On a ri tant que ceux qui lisaient ne devaient pas lire grand-chose. J'ai ri de bon cœur. Il est drôle, le baron, et lorsqu'il se baissait pour écrire on voyait ses cheveux jolis et bien arrangés. Il y a longtemps que je n'ai vu une gentille tête propre, si propre qu'on [Rayé: pourrait] l'embrasserait.
Je me prépare au grand scandale qui, j'en tremble, devra arriver un jour. C'est lorsqu'on lira mon journal. Aujourd'hui ma clef était chez Dina qui l'a trouvée, qui assure n'avoir point été curieuse. C'est une grande bêtise d'écrire ce qu'on pense. Cela me sert à vérifier si je change. Eh bien les principales, les idées fondamentales n'ont pas changé.
J'en suis bien aise.
Original turkey with note paper.
J'ai cette inscription toujours sous les yeux lorsque j'écris.

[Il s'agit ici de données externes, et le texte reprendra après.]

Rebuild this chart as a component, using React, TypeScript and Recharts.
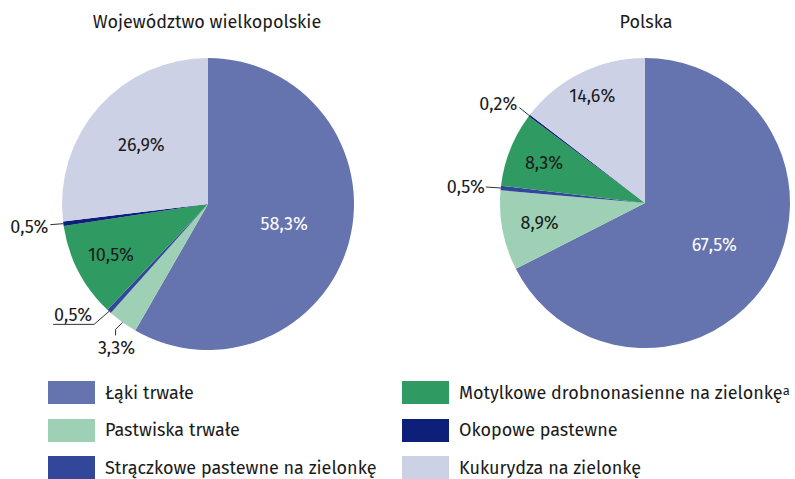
import { PieChart, Pie, Cell } from 'recharts';

const categories = [
  'Łąki trwałe',
  'Pastwiska trwałe',
  'Strączkowe pastewne na zielonkę',
  'Motylkowe drobnonasienne na zielonkę',
  'Okopowe pastewne',
  'Kukurydza na zielonkę',
];

const wielkopolskieValues = [58.3, 3.3, 0.5, 10.5, 0.5, 26.9];
const polskaValues = [67.5, 8.9, 0.5, 8.3, 0.2, 14.6];

const colors = ['#6574ae', '#9dd0b4', '#33479a', '#2f9b63', '#0d1f78', '#cdd1e5'];

// legend order: two columns
const legendLeft = [0, 1, 2];
const legendRight = [3, 4, 5];

const RAD = Math.PI / 180;
const FONT = '"Fira Sans", "Noto Sans", sans-serif';

type LabelCfg =
  | { kind: 'in'; r: number; fill?: string }
  | { kind: 'out'; path: [number, number][]; tx: number; ty: number; anchor: 'start' | 'middle' | 'end' };

// label placement per slice (inside: radius share, outside: offsets from slice edge)
const leftLabels: LabelCfg[] = [
  { kind: 'in', r: 0.54, fill: '#fff' },
  { kind: 'out', path: [[-7, 7], [-7, 13]], tx: -6, ty: 26, anchor: 'middle' },
  { kind: 'out', path: [[-15, 13], [-56, 13]], tx: -36, ty: 4, anchor: 'middle' },
  { kind: 'in', r: 0.75 },
  { kind: 'out', path: [[-13, 1]], tx: -15, ty: 3, anchor: 'end' },
  { kind: 'in', r: 0.61 },
];

const rightLabels: LabelCfg[] = [
  { kind: 'in', r: 0.56, fill: '#fff' },
  { kind: 'in', r: 0.74 },
  { kind: 'out', path: [[-15, -1]], tx: -16, ty: -1, anchor: 'end' },
  { kind: 'in', r: 0.75 },
  { kind: 'out', path: [[-10, -8]], tx: -12, ty: -12, anchor: 'end' },
  { kind: 'in', r: 0.82 },
];

const fmt = (v: number) => `${v.toFixed(1).replace('.', ',')}%`;

function makeLabel(cfgs: LabelCfg[]) {
  return (props: any) => {
    const { cx, cy, midAngle, outerRadius, index, value } = props;
    const cfg = cfgs[index];
    const cos = Math.cos(-midAngle * RAD);
    const sin = Math.sin(-midAngle * RAD);
    if (cfg.kind === 'in') {
      const x = cx + outerRadius * cfg.r * cos;
      const y = cy + outerRadius * cfg.r * sin;
      return (
        <text x={x} y={y} fill={cfg.fill ?? '#1a1a1a'} fontSize={18} fontFamily={FONT}
          textAnchor="middle" dominantBaseline="central">
          {fmt(value)}
        </text>
      );
    }
    const ex = cx + outerRadius * cos;
    const ey = cy + outerRadius * sin;
    const pts = [[ex, ey], ...cfg.path.map(([dx, dy]) => [ex + dx, ey + dy])];
    return (
      <g>
        <polyline points={pts.map((p) => p.join(',')).join(' ')} fill="none" stroke="#333" strokeWidth={1} />
        <text x={ex + cfg.tx} y={ey + cfg.ty} fill="#1a1a1a" fontSize={18} fontFamily={FONT}
          textAnchor={cfg.anchor} dominantBaseline="central">
          {fmt(value)}
        </text>
      </g>
    );
  };
}

const toData = (vals: number[]) => categories.map((name, i) => ({ name, value: vals[i] }));

function LegendBlock() {
  const item = (i: number) => (
    <div key={i} style={{ display: 'flex', alignItems: 'center', height: 37.5 }}>
      <span style={{ width: 47, height: 23, background: colors[i], display: 'inline-block', marginRight: 10 }} />
      <span style={{ fontSize: 18, color: '#1a1a1a', whiteSpace: 'nowrap' }}>
        {i === 3 ? (
          <>
            {categories[i]}
            <sup style={{ fontSize: 13, verticalAlign: 4 }}>a</sup>
          </>
        ) : (
          categories[i]
        )}
      </span>
    </div>
  );
  return (
    <div style={{ position: 'absolute', left: 0, top: 374, width: 795, height: 105, fontFamily: FONT }}>
      <div style={{ position: 'absolute', left: 48, top: 0 }}>{legendLeft.map(item)}</div>
      <div style={{ position: 'absolute', left: 402, top: 0 }}>{legendRight.map(item)}</div>
    </div>
  );
}

export default function App() {
  return (
    <div style={{ position: 'absolute', left: 0, top: 0, width: 795, height: 479, background: '#fff', fontFamily: FONT, overflow: 'hidden' }}>
      <div style={{ position: 'absolute', left: 207, top: 11, transform: 'translateX(-50%)', fontSize: 18, color: '#1a1a1a', whiteSpace: 'nowrap' }}>
        Województwo wielkopolskie
      </div>
      <div style={{ position: 'absolute', left: 646, top: 11, transform: 'translateX(-50%)', fontSize: 18, color: '#1a1a1a' }}>
        Polska
      </div>
      <PieChart width={795} height={479} margin={{ top: 0, right: 0, bottom: 0, left: 0 }}>
        <Pie
          data={toData(wielkopolskieValues)}
          dataKey="value"
          cx={208}
          cy={204}
          outerRadius={146}
          startAngle={90}
          endAngle={-270}
          stroke="none"
          label={makeLabel(leftLabels)}
          labelLine={false}
          isAnimationActive={false}
        >
          {categories.map((c, i) => (
            <Cell key={c} fill={colors[i]} />
          ))}
        </Pie>
        <Pie
          data={toData(polskaValues)}
          dataKey="value"
          cx={645}
          cy={203}
          outerRadius={145}
          startAngle={90}
          endAngle={-270}
          stroke="none"
          label={makeLabel(rightLabels)}
          labelLine={false}
          isAnimationActive={false}
        >
          {categories.map((c, i) => (
            <Cell key={c} fill={colors[i]} />
          ))}
        </Pie>
      </PieChart>
      <LegendBlock />
    </div>
  );
}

J'ai vu encore un chien, un saint-bernard jeune, et de toute beauté.
Nous nous approchâmes de son propriétaire, un Anglais, tant il était beau ce chien. Un chien comme ça c'est... c'est immense ! C'est un être humain presque, c'est un bonheur, un délice. Que ne donnerais-je pour un pareil chien ! Qui me trouvera un pareil chien !!! Je l'ai pris par la tête ! Quelle tête ! Quel chien ! Qui me trouvera un pareil chien ! Que ne donnerais-je pour un pareil chien.
Un pareil chien
Quel bien !
Quelle tête
Et cette tête !
Qui me trouvera un pareil chien ?
Un tel trésor, un tel bien !
Je donnerais tout ce que j'ai
Pour une pareille tête...
Ah ! la belle bête !
Evohé ! ce chien m'inspire.
Avec cela j'oubliais de dire ce que Gericke a fait dans la confiserie où nous entrâmes avant le Casino. J'ai jeté le tronc d'une poire après l'avoir rongée, et... et il le prit et mordit dedans !
Il fit encore mieux, il prit de sa main le bord de mon chapeau pour repousser en arrière, alors [Rayé: je le pris par la] j'arrêtai sa main sérieusement.
C'est un fou !
Rentrée je dis à maman :
- Tu sais ce que Gericke a fait, j'ai jeté une poire et il l'a mangée.
Un sourire de satisfaction passa sur les lèvres de maman:
- Aussi, c'est qu'un jeune homme court quand une jeune fille lui plaît.
Mais ce n'est pas cela, il le fit par nonchalance, oubli, bêtise.
[ Cancellé: Plus je vois les hommes, plus j'aime le duc de Hamilton.]